The photographs were a problem. I had two entire bookshelves full of carefully arranged photographs in albums. What to do with those? None of the kids wanted them and we had no room for them. So I scanned them all instead and then had a bonfire when I was done. Each picture became a bits and bytes and I had all the precious photographs in multiple places, backed up to “the cloud” and safe. I had always fretted about a fire or some disaster taking my precious photographs away. Now they were safe. I even had fun with them making myself combination photos like this collage of my daughter’s school pictures.
We began our trailer life with a whole lot less “stuff” than we had before. Because of the weight limit in the trailer if we brought something in, we had to throw something else out. I began combining kitsch with practicality. Instead of glass ornaments I began collecting fridge magnets, pot holders and tea towels from the places we visited because they did double duty as something useful. When the tea towel wore out I was able to discard it with hardly any regret. When we had to run to a tornado shelter during an outbreak in Kentucky, I had my pets and my computer in the shelter (which doubled as a shower between outbreaks). I wasn’t particularly worried about losing all my stuff. The trailer and contents were insured and the important things, like my pictures, were safe no matter what and the only irreplaceable stuff, husband and pets, were with me in the shelter.
My love of kitsch has not ended. It has just found a safe outlet where there is no weight limit to worry about. I spend time in the virtual world of Second Life where I can do, or be, or play at anything I choose to. I collect all kinds of kitsch in Second Life as well as unleash the artist in me, the builder and I always have a Jewish community to join in for Holidays no matter how far away the nearest synagogue is physically.
When we purchased our summer home in Alonsa I wasted some time fretting about the table I gave away that would have been perfect for this spot. If only I hadn’t sold it! Then I realized I could buy a new table that precisely fit and didn’t have a drop wing that didn’t work right. I knew that was much more enjoyable.
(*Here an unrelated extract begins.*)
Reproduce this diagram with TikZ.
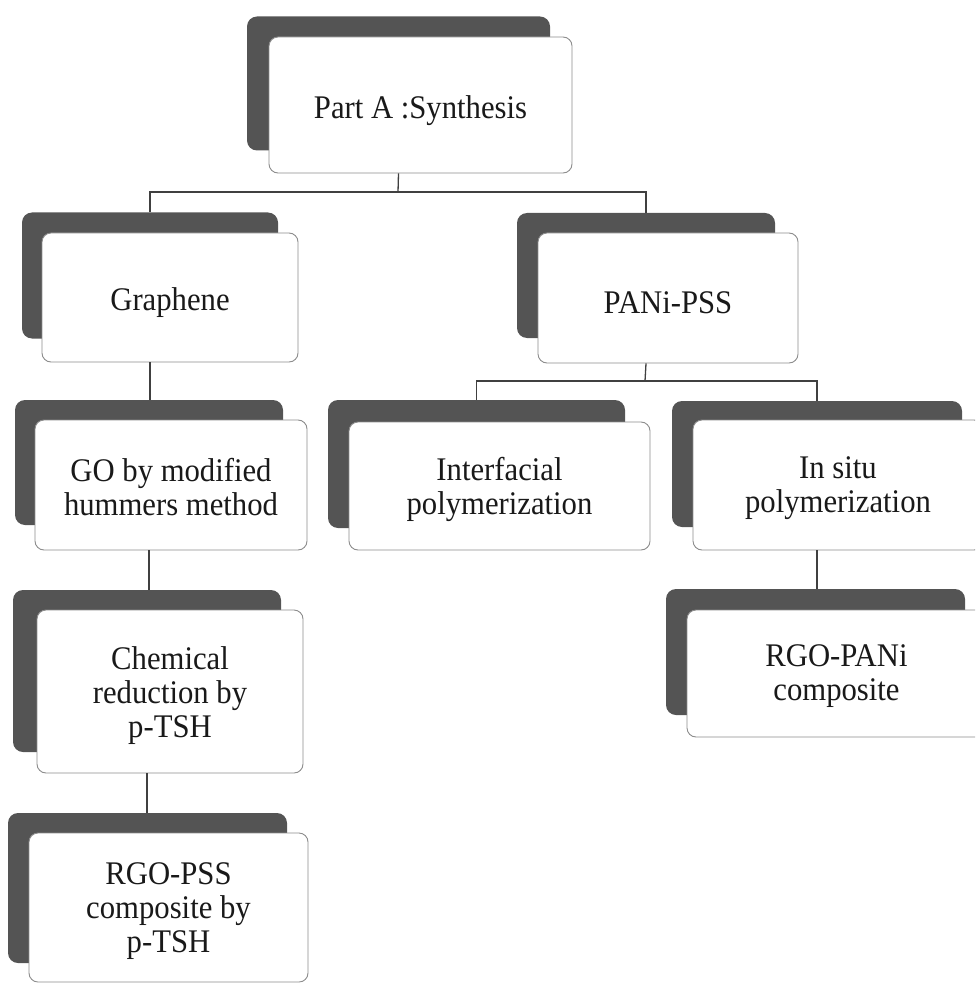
\documentclass[tikz,border=0pt]{standalone}
\usepackage{fontspec}
\setmainfont{Liberation Serif}[FakeStretch=0.93]
\tikzset{
  backbox/.style={fill=black!67, draw=none, rounded corners=10pt, inner sep=0pt},
  frontbox/.style={fill=white, draw=black!45, line width=0.9pt, rounded corners=9pt, inner sep=0pt},
  txt/.style={align=center, inner sep=0pt, text=black!90, font=\fontsize{33}{34}\selectfont},
  conn/.style={draw=black!75, line width=1.3pt}
}
\begin{document}
\begin{tikzpicture}[x=1pt,y=-1pt]
\useasboundingbox (0,0) rectangle (975,984);
\clip (0,0) rectangle (975,984);
% shadows
\node[backbox, minimum width=303pt, minimum height=134pt] (sA) at (398.5,83.5) {};
\node[backbox, minimum width=256pt, minimum height=126pt] (sG) at (150,275.5) {};
\node[backbox, minimum width=258pt, minimum height=125pt] (sP) at (646,275.5) {};
\node[backbox, minimum width=268pt, minimum height=125pt] (sGO) at (149,462.5) {};
\node[backbox, minimum width=268pt, minimum height=162pt] (sC) at (147,671) {};
\node[backbox, minimum width=279pt, minimum height=150pt] (sRP) at (147.5,888) {};
\node[backbox, minimum width=297pt, minimum height=128pt] (sI) at (476.5,464) {};
\node[backbox, minimum width=290pt, minimum height=126pt] (sS) at (817,464) {};
\node[backbox, minimum width=299pt, minimum height=126pt] (sR) at (815.5,652) {};
% front boxes
\node[frontbox, minimum width=303pt, minimum height=136pt] (A) at (420.5,105) {};
\node[frontbox, minimum width=256pt, minimum height=129pt] (G) at (170,297.5) {};
\node[frontbox, minimum width=260pt, minimum height=130pt] (P) at (668,298) {};
\node[frontbox, minimum width=272pt, minimum height=130pt] (GO) at (171,485) {};
\node[frontbox, minimum width=266pt, minimum height=163pt] (C) at (170,691.5) {};
\node[frontbox, minimum width=279pt, minimum height=149pt] (RP) at (168.5,907.5) {};
\node[frontbox, minimum width=301pt, minimum height=128pt] (I) at (499.5,486) {};
\node[frontbox, minimum width=290pt, minimum height=130pt] (S) at (838,485) {};
\node[frontbox, minimum width=299pt, minimum height=127pt] (R) at (836.5,673.5) {};
% texts
\node[txt] (tA) at ([yshift=-6pt]A.center) {Part A :Synthesis};
\node[txt] (tG) at ([yshift=-5pt]G.center) {Graphene};
\node[txt] (tP) at ([yshift=-5pt]P.center) {PANi-PSS};
\node[txt] (tGO) at ([yshift=-2pt]GO.center) {GO by modified\\hummers method};
\node[txt] (tC) at ([yshift=-4pt]C.center) {Chemical\\reduction by\\p-TSH};
\node[txt] (tRP) at ([yshift=-4pt]RP.center) {RGO-PSS\\composite by\\p-TSH};
\node[txt] (tI) at ([yshift=-3pt]I.center) {Interfacial\\polymerization};
\node[txt] (tS) at ([yshift=-3pt]S.center) {In situ\\polymerization};
\node[txt] (tR) at ([yshift=-3pt]R.center) {RGO-PANi\\composite};
% connectors
\coordinate (jA) at (398,192);
\draw[conn] (sA.center |- A.south) -- (jA);
\draw[conn] (sG.north) |- (jA) -| (sP.north);
\coordinate (jP) at (645,381);
\draw[conn] (sP.center |- P.south) -- (jP);
\draw[conn] (sI.north) |- (jP) -| (sS.north);
\draw[conn] (sG.center |- G.south) -- (sG.center |- sGO.north);
\draw[conn] (sGO.center |- GO.south) -- (sGO.center |- sC.north);
\draw[conn] (sC.center |- C.south) -- (sC.center |- sRP.north);
\draw[conn] (sS.center |- S.south) -- (sS.center |- sR.north);
\end{tikzpicture}
\end{document}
I only rarely have a little twinge, like when I saw that blue blown glass dolphin that I decided not to buy. It is better to have less and enjoy it more. It is better to share joy than to hoard it. And its certainly better to have time to be play Victorian skunk in a secret garden than to have to make time to dust ornaments you haven’t looked at since the last time you dusted them. And so decluttering and downsizing and reducing my earthly possessions has been almost entirely a freeing experience.